Both sides seemed to express satisfaction with the trajectory of bilateral economic relations and underscored respective commitments to expanding and deepening policy coordination and cooperation across a broad range of sectors, according to a statement from the U.S. Treasury Department.
This year’s agenda covered risk management for foreign investments; women’s economic empowerment; quantum information science and artificial-intelligence research collaboration; exploration of technological innovations in public transportation; and the role of government in encouraging private-sector investments for more sustainable-development outcomes.
Israel’s Higher Education Council and U.S. Department of Energy officials began discussions about possibly conducting joint research collaboration at the Fermi National Accelerator Laboratory in Illinois.
Additionally, Israeli Finance Ministry and the U.S. Treasury officials reviewed regulatory considerations and opportunities for investment cooperation in the financial-tech sector.
The Israeli JEDG delegation was headed by director general of the Israeli Finance Ministry Shai Babad.
It included Israeli Ambassador to the United States Ron Dermer, Governor of the Bank of Israel Amir Yaron and Chief Economist Shira Greenberg, in addition to officials from the Jewish state’s ministries of finance, transportation, foreign affairs, Israel Tax Authority, Israel’s High Education Council and academics from Bar-Ilan University.

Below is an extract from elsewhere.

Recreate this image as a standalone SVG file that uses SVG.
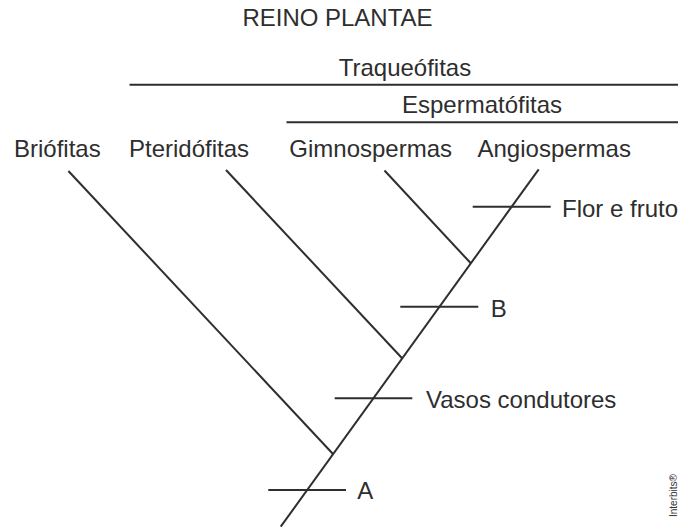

U.S. Treasury Under Secretary for International Affairs Brent McIntosh headed the American delegation, which included Assistant Secretary of the Treasury Tom Feddo, Assistant Secretary of Housing and Urban Development Seth Appleton, Deputy Assistant Secretary of State Joel Rayburn and other officials from the State, Treasury, Housing and Urban Development, Energy and Transportation Departments, as well as the U.S. Agency for International Development, the White House Office of Science and Technology Policy, the U.S. Environmental Protection Agency, and the National Institute of Standards and Technology.